[ClusterLabs] Monitoring action of Pacemaker resources fail because of high load on the nodes

Fri Apr 22 13:58:19 EDT 2016

On 04/22/2016 08:57 AM, Klaus Wenninger wrote:
> On 04/22/2016 03:29 PM, John Gogu wrote:
>> Hello community,
>> I am facing following situation with a Pacemaker 2 nodes DB cluster 
>> (3 resources configured into the cluster - 1 MySQL DB resource, 1
>> Apache resource, 1 IP resource )
>> -at every 61 seconds an MySQL monitoring action is started and have a
>> 1200 sec timeout.
> You can increase the timeout for monitoring.
>>
>> In some situation due to high load on the machines, monitoring action
>> run into a timeout, and the cluster is performing a fail over even if
>> the DB is up and running. Do you have a hint how can  be prioritized
>> automatically monitoring actions?
>>
> Consider that monitoring - at least as part of the action - should check
> if what your service is actually providing
> is working according to some functional and nonfunctional constraints as
> to simulate the experience of the
> consumer of your services. So you probably don't want that to happen
> prioritized.
> So if you relaxed the timing requirements of your monitoring to
> something that would be acceptable in terms
> of the definition of the service you are providing and you are still
> running into troubles the service quality you
> are providing wouldn't be that spiffing either...

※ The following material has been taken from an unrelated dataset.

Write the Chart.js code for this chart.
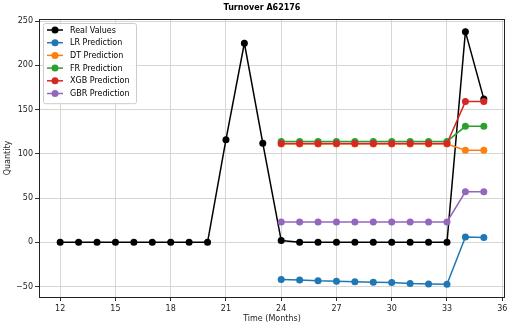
<!DOCTYPE html>
<html>
<head>
<meta charset="utf-8">
<script src="https://cdn.jsdelivr.net/npm/chart.js@4.4.0/dist/chart.umd.min.js"></script>
<style>
  html, body { margin: 0; padding: 0; background: #fff; }
  #wrap { width: 512px; height: 327px; position: relative; }
</style>
</head>
<body>
<div id="wrap"><canvas id="turnoverChart"></canvas></div>
<script>
// data
const months = [12, 13, 14, 15, 16, 17, 18, 19, 20, 21, 22, 23, 24, 25, 26, 27, 28, 29, 30, 31, 32, 33, 34, 35];
const realValues = [0, 0, 0, 0, 0, 0, 0, 0, 0, 116, 225, 112, 2, 0, 0, 0, 0, 0, 0, 0, 0, 0, 238, 162];

const predMonths = [24, 25, 26, 27, 28, 29, 30, 31, 32, 33, 34, 35];
const lrPred  = [-42, -42.5, -43.5, -44, -44.5, -45, -45.5, -46.5, -47, -47.5, 6, 5.5];
const dtPred  = [111, 111, 111, 111, 111, 111, 111, 111, 111, 111, 104, 104];
const frPred  = [114, 114, 114, 114, 114, 114, 114, 114, 114, 114, 131, 131];
const xgbPred = [111.5, 111.5, 111.5, 111.5, 111.5, 111.5, 111.5, 111.5, 111.5, 111.5, 159, 159];
const gbrPred = [23, 23, 23, 23, 23, 23, 23, 23, 23, 23, 57, 57];

const xTicks = [12, 15, 18, 21, 24, 27, 30, 33, 36];
const yTicks = [-50, 0, 50, 100, 150, 200, 250];

const FONT = "'DejaVu Sans', sans-serif";

function toPoints(xs, ys) {
    return xs.map((x, i) => ({ x: x, y: ys[i] }));
}

function makeSet(label, xs, ys, color, order) {
    return {
        label: label,
        data: toPoints(xs, ys),
        borderColor: color,
        backgroundColor: color,
        borderWidth: 1.5,
        pointRadius: 3.5,
        pointBorderWidth: 0,
        pointBackgroundColor: color,
        tension: 0,
        order: order
    };
}

// matplotlib-like legend, frame and title drawn inside the plot
const mplDecor = {
    id: 'mplDecor',
    afterDraw(chart) {
        const ctx = chart.ctx;
        const a = chart.chartArea;
        ctx.save();

        // axes frame
        ctx.strokeStyle = '#222';
        ctx.lineWidth = 1;
        ctx.strokeRect(Math.round(a.left) + 0.5, Math.round(a.top) + 0.5,
            Math.round(a.right - a.left) - 1, Math.round(a.bottom - a.top));

        // title
        ctx.fillStyle = '#000';
        ctx.font = '600 8px ' + FONT;
        ctx.textAlign = 'center';
        ctx.textBaseline = 'middle';
        ctx.fillText('Turnover A62176', 262, 8);

        // legend
        const sets = chart.data.datasets;
        const bx = a.left + 4, by = a.top + 4, bw = 93, rowH = 12.7;
        const bh = sets.length * rowH + 4;
        ctx.fillStyle = 'rgba(255,255,255,0.85)';
        ctx.strokeStyle = '#cccccc';
        ctx.beginPath();
        ctx.roundRect(bx + 0.5, by + 0.5, bw, bh, 2);
        ctx.fill();
        ctx.stroke();
        ctx.font = '8px ' + FONT;
        ctx.textAlign = 'left';
        sets.forEach((ds, i) => {
            const y = by + 7 + i * rowH;
            ctx.strokeStyle = ds.borderColor;
            ctx.lineWidth = 1.5;
            ctx.beginPath();
            ctx.moveTo(bx + 4, y);
            ctx.lineTo(bx + 20, y);
            ctx.stroke();
            ctx.fillStyle = ds.borderColor;
            ctx.beginPath();
            ctx.arc(bx + 12, y, 3.5, 0, Math.PI * 2);
            ctx.fill();
            ctx.fillStyle = '#000';
            ctx.fillText(ds.label, bx + 27, y + 0.5);
        });
        ctx.restore();
    }
};

const ctx = document.getElementById('turnoverChart');

new Chart(ctx, {
    type: 'line',
    data: {
        datasets: [
            makeSet('Real Values', months, realValues, '#000000', 6),
            makeSet('LR Prediction', predMonths, lrPred, '#1f77b4', 5),
            makeSet('DT Prediction', predMonths, dtPred, '#ff7f0e', 4),
            makeSet('FR Prediction', predMonths, frPred, '#2ca02c', 3),
            makeSet('XGB Prediction', predMonths, xgbPred, '#d62728', 2),
            makeSet('GBR Prediction', predMonths, gbrPred, '#9467bd', 1)
        ]
    },
    options: {
        responsive: true,
        maintainAspectRatio: false,
        animation: false,
        layout: { padding: { top: 19, right: 7, left: 0, bottom: 0 } },
        plugins: {
            legend: { display: false },
            title: { display: false },
            tooltip: { enabled: false }
        },
        scales: {
            x: {
                type: 'linear',
                min: 10.85,
                max: 36.15,
                afterBuildTicks: (scale) => { scale.ticks = xTicks.map(v => ({ value: v })); },
                afterFit: (scale) => { scale.height = 30; },
                grid: { color: '#d6d6d6', tickColor: '#333', tickLength: 4, lineWidth: 1 },
                border: { display: false },
                ticks: { color: '#222', font: { family: FONT, size: 8 }, padding: 3, maxRotation: 0 },
                title: {
                    display: true,
                    text: 'Time (Months)',
                    color: '#222',
                    font: { family: FONT, size: 8 },
                    padding: { top: 0, bottom: 3 }
                }
            },
            y: {
                min: -61.8,
                max: 252.3,
                afterBuildTicks: (scale) => { scale.ticks = yTicks.map(v => ({ value: v })); },
                afterFit: (scale) => { scale.width = 39; },
                grid: { color: '#d6d6d6', tickColor: '#333', tickLength: 4, lineWidth: 1 },
                border: { display: false },
                ticks: {
                    color: '#222',
                    font: { family: FONT, size: 8 },
                    padding: 2,
                    callback: (v) => (v < 0 ? '\u2212' + Math.abs(v) : String(v))
                },
                title: {
                    display: true,
                    text: 'Quantity',
                    color: '#222',
                    font: { family: FONT, size: 8 },
                    padding: { top: 3, bottom: 0 }
                }
            }
        }
    },
    plugins: [mplDecor]
});
</script>
</body>
</html>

Also, you can provide multiple levels of monitoring:

http://clusterlabs.org/doc/en-US/Pacemaker/1.1-pcs/html-single/Pacemaker_Explained/index.html#_multiple_monitor_operations

For example, you could provide a very simple check that just makes sure
MySQL is responding on its port, and run that frequently with a low
timeout. And your existing thorough monitor could be run less frequently
with a high timeout.

FYI there was a bug related to multiple monitors apparently introduced
in 1.1.10, such that a higher-level monitor failure might not trigger a
resource failure. It was recently fixed in the upstream master branch
(which will be in the soon-to-be-released 1.1.15-rc1).

>> Thank you and best regards,
>> John